Single Stream Recycling Will Be Available in all Residences by Oct. 1
Apartments and condos will have to decide to be a part of the program by end of the month
Single stream recycling will be available in nearly all residential properties in Baltimore County by Oct. 1.
The 237,000 single-family and townhomes that comprise the county have been given access to single stream pick-up once a week since Feb. 1. Apartments and condominiums will have to decide by the end of the month whether they want to participate in the program.
The catch is that if they opt out, the responsibility of trash collection will fall on the apartments and condos themselves. There are currently 81,000 multi-family units in the county.
Single stream recycling is a collection process in which recyclable materials like plastic, glass and paper can be mixed together.
Charlie Reighart, Baltimore County recycling and waste prevention manager, says that most apartments will sign-up because of two reasons: financial common sense and competitor influence.
Apartment complexes do not want to have to pay for an alternative trash collector, nor do they want to fall behind with what their competitors can offer tenants.
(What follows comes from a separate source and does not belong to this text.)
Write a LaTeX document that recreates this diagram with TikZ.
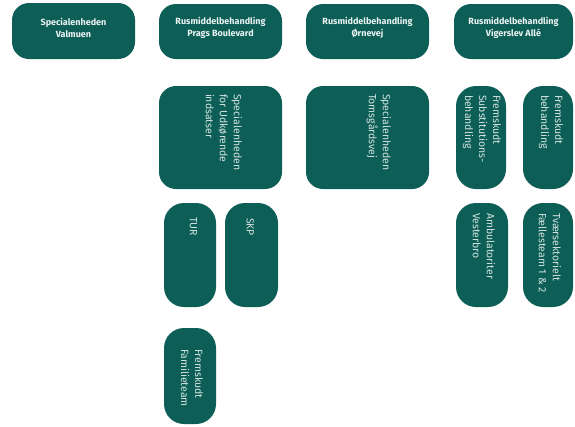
\documentclass[tikz,border=0pt]{standalone}
\usepackage{fontspec}
\setmainfont{Fira Sans}
\definecolor{unitgreen}{RGB}{12,94,86}
\definecolor{unitlabel}{RGB}{236,244,242}
\definecolor{sidelabel}{RGB}{210,227,224}
\tikzset{
    unit/.style={fill=unitgreen, rounded corners=17pt, inner sep=0pt},
    narrow/.style={unit, rounded corners=20pt},
    boxsize/.style 2 args={minimum width=#1pt, minimum height=#2pt},
    toplabel/.style={text=unitlabel, align=center, inner sep=0pt,
        font=\bfseries\fontsize{9}{11.5}\selectfont},
    sidetext/.style={text=sidelabel, align=left, inner sep=0pt, rotate=-90,
        anchor=north west, font=\fontsize{10.5}{14}\selectfont}
}
\begin{document}
\begin{tikzpicture}[x=1pt, y=-1pt]
    \useasboundingbox (0,0) rectangle (575,426);
    % top row
    \node [unit, boxsize={123}{56}] (valmuen) at (73.5,31) {};
    \node [unit, boxsize={123}{55}] (prags) at (220.5,31.5) {};
    \node [unit, boxsize={123}{55}] (ornevej) at (367.5,31.5) {};
    \node [unit, boxsize={119}{55}] (vigerslev) at (513.5,31.5) {};
    \node [toplabel] (valmuen-txt) at (73.5,28) {Specialenheden\\Valmuen};
    \node [toplabel] (prags-txt) at (220.5,28) {Rusmiddelbehandling\\Prags Boulevard};
    \node [toplabel] (ornevej-txt) at (367.5,28) {Rusmiddelbehandling\\Ørnevej};
    \node [toplabel] (vigerslev-txt) at (513.5,28) {Rusmiddelbehandling\\Vigerslev Allé};
    % second row
    \node [unit, boxsize={123}{103}] (udkorende) at (220.5,137.5) {};
    \node [unit, boxsize={123}{103}] (tomsgaard) at (367.5,137.5) {};
    \node [narrow, boxsize={50}{103}] (substitution) at (481,137.5) {};
    \node [narrow, boxsize={50}{103}] (fremskudt) at (548,137.5) {};
    \node [sidetext] (udkorende-txt) at ([xshift=-40pt, yshift=-8pt]udkorende.north east) {Specialenheden\\for Udkørende\\indsatser};
    \node [sidetext] (tomsgaard-txt) at ([xshift=-38pt, yshift=-8pt]tomsgaard.north east) {Specialenheden\\Tomsgårdsvej};
    \node [sidetext] (substitution-txt) at ([xshift=-5pt, yshift=-9pt]substitution.north east) {Fremskudt\\Substitutions-\\behandling};
    \node [sidetext] (fremskudt-txt) at ([xshift=-10pt, yshift=-9pt]fremskudt.north east) {Fremskudt\\behandling};
    % third row
    \node [narrow, boxsize={52}{104}] (tur) at (190,255) {};
    \node [narrow, boxsize={53}{104}] (skp) at (251.5,255) {};
    \node [narrow, boxsize={52}{104}] (ambulatorier) at (482,255) {};
    \node [narrow, boxsize={50}{104}] (tvaer) at (548,255) {};
    \node [sidetext] (tur-txt) at ([xshift=-19pt, yshift=-14pt]tur.north east) {TUR};
    \node [sidetext] (skp-txt) at ([xshift=-24pt, yshift=-15pt]skp.north east) {SKP};
    \node [sidetext] (ambulatorier-txt) at ([xshift=-13pt, yshift=-10pt]ambulatorier.north east) {Ambulatoriter\\Vesterbro};
    \node [sidetext] (tvaer-txt) at ([xshift=-12pt, yshift=-10pt]tvaer.north east) {Tværsektorielt\\Fællesteam 1 \& 2};
    % fourth row
    \node [narrow, boxsize={52}{96}] (familie) at (190,376) {};
    \node [sidetext] (familie-txt) at ([xshift=-13pt, yshift=-21pt]familie.north east) {Fremskudt\\Familieteam};
\end{tikzpicture}
\end{document}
"We will have made it very convenient for [apartments]," Reighart said. "Having said that, at this time it's not mandatory that individuals will participate. There's always room for improvement."
Since Feb. 1 the county has collected 26,017 tons of recyclable material, which is a 31 percent increase, according to Reighart. Baltimore County pays $55 per ton for trash disposal.
Last week, the Bureau of Solid Waste was honored with an Executive Citation for its recycling efforts.
"The whole county has seen a drop in trash and an upsweep in recycling," said Baltimore County spokeswoman Marjorie Hampson. "Our landfills are filling up and we're running out of space."